§ **WHAT NEEDS TO BE DONE**: Repeat the material in full. Keep every line exactly as it is.

§ **PROVIDED MATERIAL**:

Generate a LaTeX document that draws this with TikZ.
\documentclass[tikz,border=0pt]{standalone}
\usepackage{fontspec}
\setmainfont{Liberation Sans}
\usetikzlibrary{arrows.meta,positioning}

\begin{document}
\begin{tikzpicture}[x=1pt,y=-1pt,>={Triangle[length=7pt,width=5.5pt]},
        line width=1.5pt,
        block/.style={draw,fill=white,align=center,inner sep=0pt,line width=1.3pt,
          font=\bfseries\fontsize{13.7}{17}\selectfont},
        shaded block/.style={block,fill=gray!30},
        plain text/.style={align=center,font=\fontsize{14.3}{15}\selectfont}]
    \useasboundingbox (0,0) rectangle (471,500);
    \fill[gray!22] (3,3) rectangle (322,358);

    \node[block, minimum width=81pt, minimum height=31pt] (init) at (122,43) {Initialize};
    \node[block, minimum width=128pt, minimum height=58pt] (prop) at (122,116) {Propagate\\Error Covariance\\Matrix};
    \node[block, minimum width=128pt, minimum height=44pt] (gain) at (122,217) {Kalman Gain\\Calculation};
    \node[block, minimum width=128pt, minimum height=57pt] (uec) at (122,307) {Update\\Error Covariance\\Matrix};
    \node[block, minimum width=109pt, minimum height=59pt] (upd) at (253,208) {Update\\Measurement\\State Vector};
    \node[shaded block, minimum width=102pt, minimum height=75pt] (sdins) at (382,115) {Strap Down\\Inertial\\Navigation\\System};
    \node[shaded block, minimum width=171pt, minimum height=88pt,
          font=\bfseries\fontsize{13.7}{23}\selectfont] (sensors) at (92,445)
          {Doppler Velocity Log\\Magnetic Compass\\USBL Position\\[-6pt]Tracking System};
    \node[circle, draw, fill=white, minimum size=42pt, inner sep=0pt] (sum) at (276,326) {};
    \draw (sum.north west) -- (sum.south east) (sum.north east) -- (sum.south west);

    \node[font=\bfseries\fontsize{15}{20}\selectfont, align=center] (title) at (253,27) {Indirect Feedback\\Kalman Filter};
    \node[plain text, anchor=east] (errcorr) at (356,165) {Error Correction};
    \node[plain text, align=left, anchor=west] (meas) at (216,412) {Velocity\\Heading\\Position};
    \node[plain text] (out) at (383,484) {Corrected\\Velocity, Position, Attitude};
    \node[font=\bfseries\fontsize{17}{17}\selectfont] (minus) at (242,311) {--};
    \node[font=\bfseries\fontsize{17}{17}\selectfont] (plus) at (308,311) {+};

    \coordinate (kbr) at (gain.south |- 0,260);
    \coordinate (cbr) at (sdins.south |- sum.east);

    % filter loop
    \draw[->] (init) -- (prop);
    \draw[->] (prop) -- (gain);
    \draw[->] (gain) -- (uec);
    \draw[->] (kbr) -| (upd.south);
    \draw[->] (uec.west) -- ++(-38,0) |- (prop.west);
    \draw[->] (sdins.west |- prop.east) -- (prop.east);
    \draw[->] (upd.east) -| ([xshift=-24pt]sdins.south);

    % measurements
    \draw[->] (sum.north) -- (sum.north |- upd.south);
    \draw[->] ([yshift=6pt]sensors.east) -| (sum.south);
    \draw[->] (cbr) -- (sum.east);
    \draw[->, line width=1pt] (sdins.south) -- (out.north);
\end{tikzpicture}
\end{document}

§ **OUTPUT OF THE EXERCISE**:
Generate a LaTeX document that draws this with TikZ.
\documentclass[tikz,border=0pt]{standalone}
\usepackage{fontspec}
\setmainfont{Liberation Sans}
\usetikzlibrary{arrows.meta,positioning}

\begin{document}
\begin{tikzpicture}[x=1pt,y=-1pt,>={Triangle[length=7pt,width=5.5pt]},
        line width=1.5pt,
        block/.style={draw,fill=white,align=center,inner sep=0pt,line width=1.3pt,
          font=\bfseries\fontsize{13.7}{17}\selectfont},
        shaded block/.style={block,fill=gray!30},
        plain text/.style={align=center,font=\fontsize{14.3}{15}\selectfont}]
    \useasboundingbox (0,0) rectangle (471,500);
    \fill[gray!22] (3,3) rectangle (322,358);

    \node[block, minimum width=81pt, minimum height=31pt] (init) at (122,43) {Initialize};
    \node[block, minimum width=128pt, minimum height=58pt] (prop) at (122,116) {Propagate\\Error Covariance\\Matrix};
    \node[block, minimum width=128pt, minimum height=44pt] (gain) at (122,217) {Kalman Gain\\Calculation};
    \node[block, minimum width=128pt, minimum height=57pt] (uec) at (122,307) {Update\\Error Covariance\\Matrix};
    \node[block, minimum width=109pt, minimum height=59pt] (upd) at (253,208) {Update\\Measurement\\State Vector};
    \node[shaded block, minimum width=102pt, minimum height=75pt] (sdins) at (382,115) {Strap Down\\Inertial\\Navigation\\System};
    \node[shaded block, minimum width=171pt, minimum height=88pt,
          font=\bfseries\fontsize{13.7}{23}\selectfont] (sensors) at (92,445)
          {Doppler Velocity Log\\Magnetic Compass\\USBL Position\\[-6pt]Tracking System};
    \node[circle, draw, fill=white, minimum size=42pt, inner sep=0pt] (sum) at (276,326) {};
    \draw (sum.north west) -- (sum.south east) (sum.north east) -- (sum.south west);

    \node[font=\bfseries\fontsize{15}{20}\selectfont, align=center] (title) at (253,27) {Indirect Feedback\\Kalman Filter};
    \node[plain text, anchor=east] (errcorr) at (356,165) {Error Correction};
    \node[plain text, align=left, anchor=west] (meas) at (216,412) {Velocity\\Heading\\Position};
    \node[plain text] (out) at (383,484) {Corrected\\Velocity, Position, Attitude};
    \node[font=\bfseries\fontsize{17}{17}\selectfont] (minus) at (242,311) {--};
    \node[font=\bfseries\fontsize{17}{17}\selectfont] (plus) at (308,311) {+};

    \coordinate (kbr) at (gain.south |- 0,260);
    \coordinate (cbr) at (sdins.south |- sum.east);

    % filter loop
    \draw[->] (init) -- (prop);
    \draw[->] (prop) -- (gain);
    \draw[->] (gain) -- (uec);
    \draw[->] (kbr) -| (upd.south);
    \draw[->] (uec.west) -- ++(-38,0) |- (prop.west);
    \draw[->] (sdins.west |- prop.east) -- (prop.east);
    \draw[->] (upd.east) -| ([xshift=-24pt]sdins.south);

    % measurements
    \draw[->] (sum.north) -- (sum.north |- upd.south);
    \draw[->] ([yshift=6pt]sensors.east) -| (sum.south);
    \draw[->] (cbr) -- (sum.east);
    \draw[->, line width=1pt] (sdins.south) -- (out.north);
\end{tikzpicture}
\end{document}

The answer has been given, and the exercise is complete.